Items from a data source:
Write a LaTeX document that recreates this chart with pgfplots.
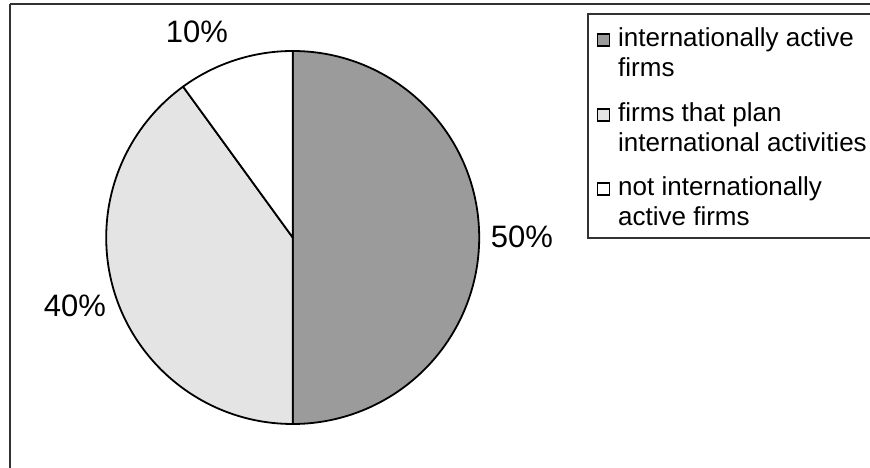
\documentclass[border=0pt]{standalone}
\usepackage{pgfplots}
\usepackage{pgfplotstable}
\pgfplotsset{compat=1.18}
\usepackage{fontspec}
\setmainfont{Liberation Sans}
\definecolor{darkg}{RGB}{155,155,155}
\definecolor{lightg}{RGB}{228,228,228}
\definecolor{framec}{RGB}{50,50,50}

\pgfplotstableread{
label value
active 50
plan 40
notactive 10
}\piedata

\begin{document}
\begin{tikzpicture}
\pgfplotstablegetelem{0}{value}\of\piedata \let\va\pgfplotsretval
\pgfplotstablegetelem{1}{value}\of\piedata \let\vb\pgfplotsretval
\pgfplotstablegetelem{2}{value}\of\piedata \let\vc\pgfplotsretval
\pgfmathsetmacro\aA{90}
\pgfmathsetmacro\aB{\aA-3.6*\va}
\pgfmathsetmacro\aC{\aB-3.6*\vb}
\pgfmathsetmacro\aD{\aC-3.6*\vc}
\useasboundingbox (0pt,0pt) rectangle (870pt,468pt);
\begin{axis}[
  at={(10pt,0pt)}, anchor=south west,
  width=860pt, height=464pt, scale only axis,
  xmin=10, xmax=870, ymin=0, ymax=464,
  axis x line*=top, axis y line*=left,
  axis line style={-, line width=1.2pt, framec},
  xtick=\empty, ytick=\empty,
  clip=true,
]
% pie wedges
\filldraw[fill=darkg, draw=black, line width=1.8pt, line join=round]
  (axis cs:292.7,230.5) -- ++(\aA:186.5pt) arc[start angle=\aA, end angle=\aB, radius=186.5pt] -- cycle;
\filldraw[fill=lightg, draw=black, line width=1.8pt, line join=round]
  (axis cs:292.7,230.5) -- ++(\aB:186.5pt) arc[start angle=\aB, end angle=\aC, radius=186.5pt] -- cycle;
\filldraw[fill=white, draw=black, line width=1.8pt, line join=round]
  (axis cs:292.7,230.5) -- ++(\aC:186.5pt) arc[start angle=\aC, end angle=\aD, radius=186.5pt] -- cycle;
% percent labels
\node[anchor=base, font=\fontsize{31}{37}\selectfont, inner sep=0pt] at (axis cs:197,425) {\vc\%};
\node[anchor=base, font=\fontsize{31}{37}\selectfont, inner sep=0pt] at (axis cs:522,220) {\va\%};
\node[anchor=base, font=\fontsize{31}{37}\selectfont, inner sep=0pt] at (axis cs:75,151) {\vb\%};
% legend
\draw[line width=1.2pt, framec] (axis cs:588,454) rectangle (axis cs:900,230);
\filldraw[fill=darkg, draw=black, line width=1.2pt] (axis cs:597.5,422) rectangle (axis cs:609.5,434);
\filldraw[fill=lightg, draw=black, line width=1.2pt] (axis cs:597.5,347) rectangle (axis cs:609.5,359);
\filldraw[fill=white, draw=black, line width=1.2pt] (axis cs:597.5,273) rectangle (axis cs:609.5,285);
\begin{scope}[every node/.style={anchor=base west, inner sep=0pt, font=\fontsize{26}{30}\selectfont}]
\node at (axis cs:618,421) {internationally active};
\node at (axis cs:618,391) {firms};
\node at (axis cs:618,346) {firms that plan};
\node at (axis cs:618,316) {international activities};
\node at (axis cs:618,272) {not internationally};
\node at (axis cs:618,242) {active firms};
\end{scope}
\end{axis}
\end{tikzpicture}
\end{document}
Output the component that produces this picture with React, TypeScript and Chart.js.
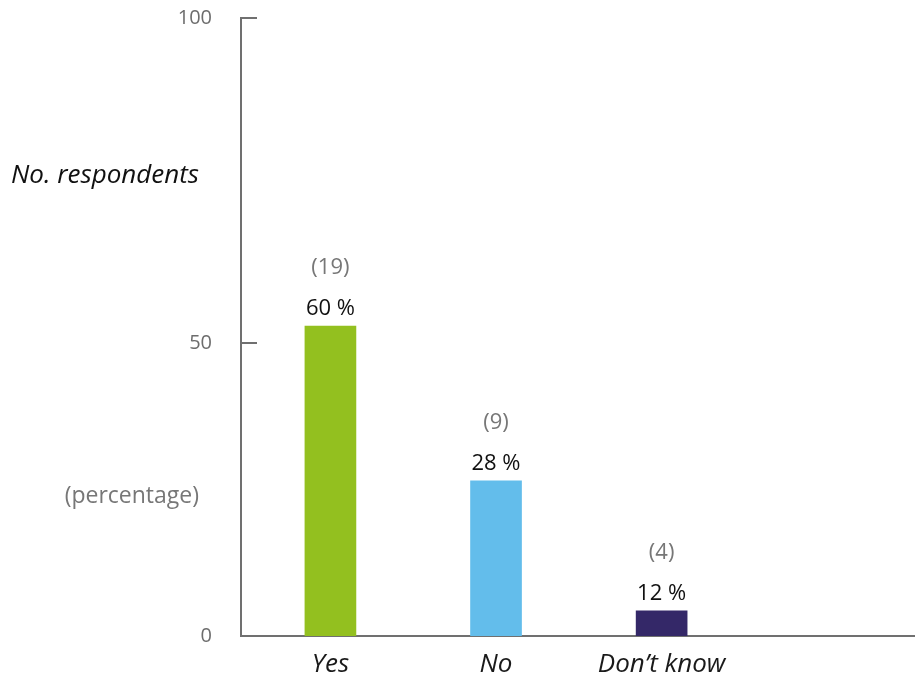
import React, { useEffect, useRef } from "react";
import { Chart, registerables } from "chart.js";

Chart.register(...registerables);

const categories = ["Yes", "No", "Don\u2019t know"];
const barValues = [52.9, 26.5, 4.3];
const percentLabels = ["60 %", "28 %", "12 %"];
const countLabels = ["(19)", "(9)", "(4)"];
const barColors = ["#93c01f", "#63bdeb", "#342868"];
const yTickValues = [0, 50, 105.5];
const yTickLabels = ["0", "50", "100"];

const FONT = "'Open Sans', 'Noto Sans', sans-serif";
const AXIS_COLOR = "#707070";

const overlayPlugin = {
  id: "overlay",
  afterDraw(chart: any) {
    const ctx = chart.ctx;
    const area = chart.chartArea;
    const yScale = chart.scales.y;
    ctx.save();
    ctx.strokeStyle = AXIS_COLOR;
    ctx.lineWidth = 2;
    yTickValues.forEach((v) => {
      if (v === 0) return;
      const py = Math.round(yScale.getPixelForValue(v));
      ctx.beginPath();
      ctx.moveTo(area.left, py);
      ctx.lineTo(area.left + 16, py);
      ctx.stroke();
    });
    const meta = chart.getDatasetMeta(0);
    ctx.textAlign = "center";
    ctx.textBaseline = "middle";
    meta.data.forEach((el: any, i: number) => {
      ctx.font = `22px ${FONT}`;
      ctx.fillStyle = "#111111";
      ctx.fillText(percentLabels[i], el.x, el.y - 17);
      ctx.fillStyle = "#777777";
      ctx.fillText(countLabels[i], el.x, el.y - 58);
    });
    ctx.textAlign = "right";
    ctx.font = `italic 26px ${FONT}`;
    ctx.fillStyle = "#111111";
    ctx.fillText("No. respondents", 199, 176);
    ctx.font = `23px ${FONT}`;
    ctx.fillStyle = "#777777";
    ctx.fillText("(percentage)", 199, 496);
    ctx.restore();
  },
};

export default function App() {
  const canvasRef = useRef<HTMLCanvasElement | null>(null);

  useEffect(() => {
    document.body.style.margin = "0";
    const canvas = canvasRef.current;
    if (!canvas) return;
    const chart = new Chart(canvas, {
      type: "bar",
      data: {
        datasets: [
          {
            data: barValues.map((v, i) => ({ x: i, y: v })),
            backgroundColor: barColors,
            barThickness: 51,
            borderWidth: 0,
          },
        ],
      },
      options: {
        responsive: false,
        animation: false,
        devicePixelRatio: 1,
        layout: { padding: { top: 18, right: 0, left: 0, bottom: 0 } },
        plugins: {
          legend: { display: false },
          tooltip: { enabled: false },
        },
        scales: {
          x: {
            type: "linear",
            offset: false,
            min: -0.54,
            max: 3.53,
            afterBuildTicks: (scale: any) => {
              scale.ticks = categories.map((_, i) => ({ value: i }));
            },
            afterFit: (scale: any) => {
              scale.height = 37;
              scale.paddingLeft = 0;
              scale.paddingRight = 0;
            },
            grid: { display: false },
            border: { display: true, color: AXIS_COLOR, width: 2 },
            ticks: {
              padding: 5,
              color: "#1a1a1a",
              font: { family: FONT, size: 26, style: "italic" },
              callback: (v: any) => categories[v as number] ?? "",
              maxRotation: 0,
              autoSkip: false,
            },
          },
          y: {
            type: "linear",
            min: 0,
            max: 105.5,
            afterBuildTicks: (scale: any) => {
              scale.ticks = yTickValues.map((v) => ({ value: v }));
            },
            afterFit: (scale: any) => {
              scale.width = 241;
              scale.paddingTop = 0;
              scale.paddingBottom = 0;
            },
            grid: { display: false },
            border: { display: true, color: AXIS_COLOR, width: 2 },
            ticks: {
              padding: 21,
              color: "#6d6d6d",
              font: { family: FONT, size: 20 },
              callback: (v: any) => {
                const idx = yTickValues.indexOf(v as number);
                return idx >= 0 ? yTickLabels[idx] : "";
              },
            },
          },
        },
      },
      plugins: [overlayPlugin],
    });
    return () => chart.destroy();
  }, []);

  return (
    <div style={{ width: 915, height: 673 }}>
      <canvas ref={canvasRef} width={915} height={673} />
    </div>
  );
}
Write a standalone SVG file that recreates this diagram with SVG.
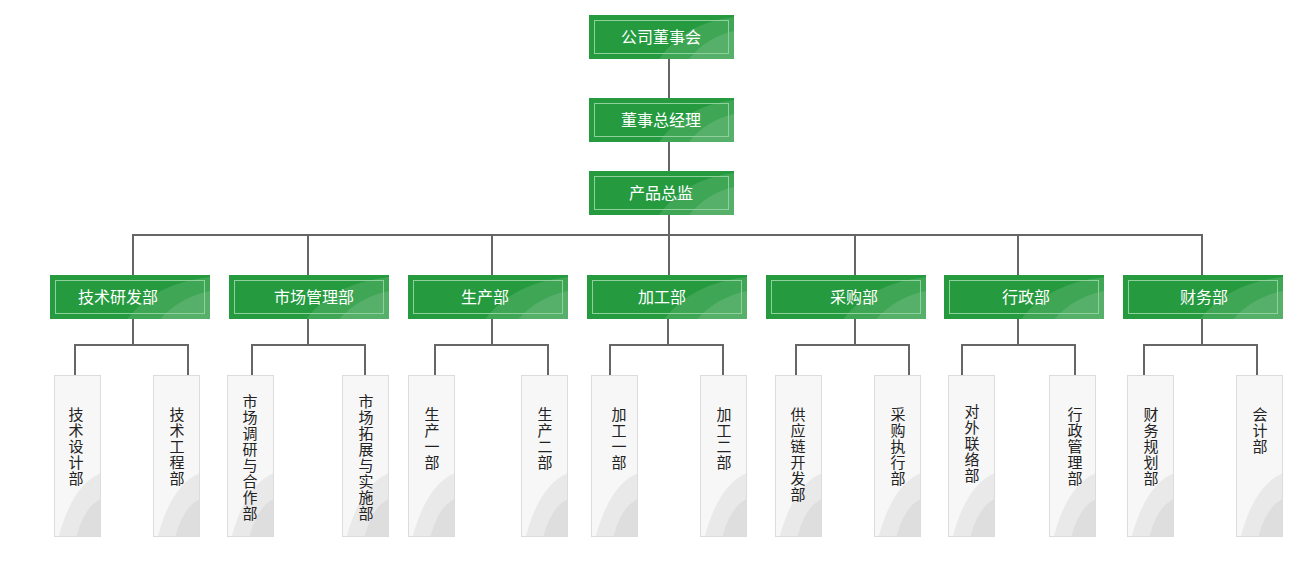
<svg xmlns="http://www.w3.org/2000/svg" width="1300" height="575" viewBox="0 0 1300 575">
<defs>
<style>
.gbox{fill:#259a3f;}
.ginner{fill:none;stroke:#8fd19c;stroke-width:1;}
.ghl1{fill:#ffffff;fill-opacity:0.12;}
.ghl2{fill:#ffffff;fill-opacity:0.12;}
.gtxt{font-family:"Noto Sans CJK SC","Microsoft YaHei",sans-serif;font-size:16px;fill:#ffffff;text-anchor:middle;}
.cbox{fill:#f7f7f7;stroke:#dcdcdc;stroke-width:1;}
.chl1{fill:#e9e9e9;}
.chl2{fill:#dedede;}
.ctxt{font-family:"Noto Sans CJK SC","Microsoft YaHei",sans-serif;font-size:15px;fill:#222222;writing-mode:vertical-rl;text-orientation:upright;letter-spacing:1px;}
.conn{fill:none;stroke:#666666;stroke-width:2;}
</style>
<symbol id="gdeco" viewBox="0 0 145 44" preserveAspectRatio="none">
<path class="ghl1" d="M70 44 Q95 8 145 2 L145 44 Z"/>
<path class="ghl2" d="M100 44 Q118 22 145 16 L145 44 Z"/>
</symbol>
<symbol id="cdeco" viewBox="0 0 46 161" preserveAspectRatio="none">
<path class="chl1" d="M4 161 Q18 110 46 98 L46 161 Z"/>
<path class="chl2" d="M22 161 Q30 132 46 124 L46 161 Z"/>
</symbol>
</defs>
<rect width="1300" height="575" fill="#ffffff"/>
<g id="connectors">
<path class="conn" d="M669 59 V98 M669 142 V171 M669 215 V275"/>
<path class="conn" d="M133 275 V235 H1202 V275 M308 235 V275 M492 235 V275 M855 235 V275 M1018 235 V275"/>
<path class="conn" d="M133 319 V345 M75 375 V345 H188 V375"/>
<path class="conn" d="M308 319 V345 M252 375 V345 H365 V375"/>
<path class="conn" d="M492 319 V345 M435 375 V345 H548 V375"/>
<path class="conn" d="M668 319 V345 M610 375 V345 H723 V375"/>
<path class="conn" d="M855 319 V345 M796 375 V345 H909 V375"/>
<path class="conn" d="M1018 319 V345 M962 375 V345 H1075 V375"/>
<path class="conn" d="M1202 319 V345 M1144 375 V345 H1257 V375"/>
</g>
<g id="n-board">
<rect class="gbox" x="589" y="15" width="145" height="44"/>
<use href="#gdeco" x="589" y="15" width="145" height="44"/>
<rect class="ginner" x="594.5" y="20.5" width="134" height="33"/>
<text class="gtxt" x="661" y="43">公司董事会</text>
</g>
<g id="n-gm">
<rect class="gbox" x="589" y="98" width="145" height="44"/>
<use href="#gdeco" x="589" y="98" width="145" height="44"/>
<rect class="ginner" x="594.5" y="103.5" width="134" height="33"/>
<text class="gtxt" x="661" y="126">董事总经理</text>
</g>
<g id="n-pd">
<rect class="gbox" x="589" y="171" width="145" height="44"/>
<use href="#gdeco" x="589" y="171" width="145" height="44"/>
<rect class="ginner" x="594.5" y="176.5" width="134" height="33"/>
<text class="gtxt" x="661" y="199">产品总监</text>
</g>
<g id="d-tech">
<rect class="gbox" x="50" y="275" width="160" height="44"/>
<use href="#gdeco" x="50" y="275" width="160" height="44"/>
<rect class="ginner" x="55.5" y="280.5" width="149" height="33"/>
<text class="gtxt" x="118" y="303">技术研发部</text>
</g>
<g id="d-market">
<rect class="gbox" x="229" y="275" width="160" height="44"/>
<use href="#gdeco" x="229" y="275" width="160" height="44"/>
<rect class="ginner" x="234.5" y="280.5" width="149" height="33"/>
<text class="gtxt" x="314" y="303">市场管理部</text>
</g>
<g id="d-prod">
<rect class="gbox" x="408" y="275" width="160" height="44"/>
<use href="#gdeco" x="408" y="275" width="160" height="44"/>
<rect class="ginner" x="413.5" y="280.5" width="149" height="33"/>
<text class="gtxt" x="485" y="303">生产部</text>
</g>
<g id="d-proc">
<rect class="gbox" x="587" y="275" width="160" height="44"/>
<use href="#gdeco" x="587" y="275" width="160" height="44"/>
<rect class="ginner" x="592.5" y="280.5" width="149" height="33"/>
<text class="gtxt" x="662" y="303">加工部</text>
</g>
<g id="d-purch">
<rect class="gbox" x="766" y="275" width="160" height="44"/>
<use href="#gdeco" x="766" y="275" width="160" height="44"/>
<rect class="ginner" x="771.5" y="280.5" width="149" height="33"/>
<text class="gtxt" x="854" y="303">采购部</text>
</g>
<g id="d-admin">
<rect class="gbox" x="944" y="275" width="160" height="44"/>
<use href="#gdeco" x="944" y="275" width="160" height="44"/>
<rect class="ginner" x="949.5" y="280.5" width="149" height="33"/>
<text class="gtxt" x="1026" y="303">行政部</text>
</g>
<g id="d-fin">
<rect class="gbox" x="1123" y="275" width="160" height="44"/>
<use href="#gdeco" x="1123" y="275" width="160" height="44"/>
<rect class="ginner" x="1128.5" y="280.5" width="149" height="33"/>
<text class="gtxt" x="1204" y="303">财务部</text>
</g>
<g id="c-techdesign">
<rect class="cbox" x="54.5" y="375.5" width="46" height="161"/>
<use href="#cdeco" x="55" y="376" width="45" height="160"/>
<text class="ctxt" x="76" y="407">技术设计部</text>
</g>
<g id="c-techeng">
<rect class="cbox" x="153.5" y="375.5" width="46" height="161"/>
<use href="#cdeco" x="154" y="376" width="45" height="160"/>
<text class="ctxt" x="177" y="407">技术工程部</text>
</g>
<g id="c-mktres">
<rect class="cbox" x="227.5" y="375.5" width="46" height="161"/>
<use href="#cdeco" x="228" y="376" width="45" height="160"/>
<text class="ctxt" x="250" y="394">市场调研与合作部</text>
</g>
<g id="c-mktexp">
<rect class="cbox" x="342.5" y="375.5" width="46" height="161"/>
<use href="#cdeco" x="343" y="376" width="45" height="160"/>
<text class="ctxt" x="366" y="394">市场拓展与实施部</text>
</g>
<g id="c-prod1">
<rect class="cbox" x="408.5" y="375.5" width="46" height="161"/>
<use href="#cdeco" x="409" y="376" width="45" height="160"/>
<text class="ctxt" x="432" y="407">生产一部</text>
</g>
<g id="c-prod2">
<rect class="cbox" x="521.5" y="375.5" width="46" height="161"/>
<use href="#cdeco" x="522" y="376" width="45" height="160"/>
<text class="ctxt" x="545" y="407">生产二部</text>
</g>
<g id="c-proc1">
<rect class="cbox" x="591.5" y="375.5" width="46" height="161"/>
<use href="#cdeco" x="592" y="376" width="45" height="160"/>
<text class="ctxt" x="619" y="407">加工一部</text>
</g>
<g id="c-proc2">
<rect class="cbox" x="700.5" y="375.5" width="46" height="161"/>
<use href="#cdeco" x="701" y="376" width="45" height="160"/>
<text class="ctxt" x="724" y="407">加工二部</text>
</g>
<g id="c-supply">
<rect class="cbox" x="775.5" y="375.5" width="46" height="161"/>
<use href="#cdeco" x="776" y="376" width="45" height="160"/>
<text class="ctxt" x="798" y="407">供应链开发部</text>
</g>
<g id="c-purexec">
<rect class="cbox" x="874.5" y="375.5" width="46" height="161"/>
<use href="#cdeco" x="875" y="376" width="45" height="160"/>
<text class="ctxt" x="898" y="407">采购执行部</text>
</g>
<g id="c-liaison">
<rect class="cbox" x="948.5" y="375.5" width="46" height="161"/>
<use href="#cdeco" x="949" y="376" width="45" height="160"/>
<text class="ctxt" x="972" y="404">对外联络部</text>
</g>
<g id="c-adminmgmt">
<rect class="cbox" x="1049.5" y="375.5" width="46" height="161"/>
<use href="#cdeco" x="1050" y="376" width="45" height="160"/>
<text class="ctxt" x="1075" y="407">行政管理部</text>
</g>
<g id="c-finplan">
<rect class="cbox" x="1127.5" y="375.5" width="46" height="161"/>
<use href="#cdeco" x="1128" y="376" width="45" height="160"/>
<text class="ctxt" x="1151" y="407">财务规划部</text>
</g>
<g id="c-acct">
<rect class="cbox" x="1236.5" y="375.5" width="46" height="161"/>
<use href="#cdeco" x="1237" y="376" width="45" height="160"/>
<text class="ctxt" x="1260" y="407">会计部</text>
</g>
</svg>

• _AIM OF THE EXERCISE_
Starting at the line with "Output the component" and ending at the line with "Chart.register(...registerables);", copy each line exactly, both ends included. Do not copy the pictures.

• _RESULT OF THIS TASK_
Output the component that produces this picture with React, TypeScript and Chart.js.
import React, { useEffect, useRef } from "react";
import { Chart, registerables } from "chart.js";

Chart.register(...registerables);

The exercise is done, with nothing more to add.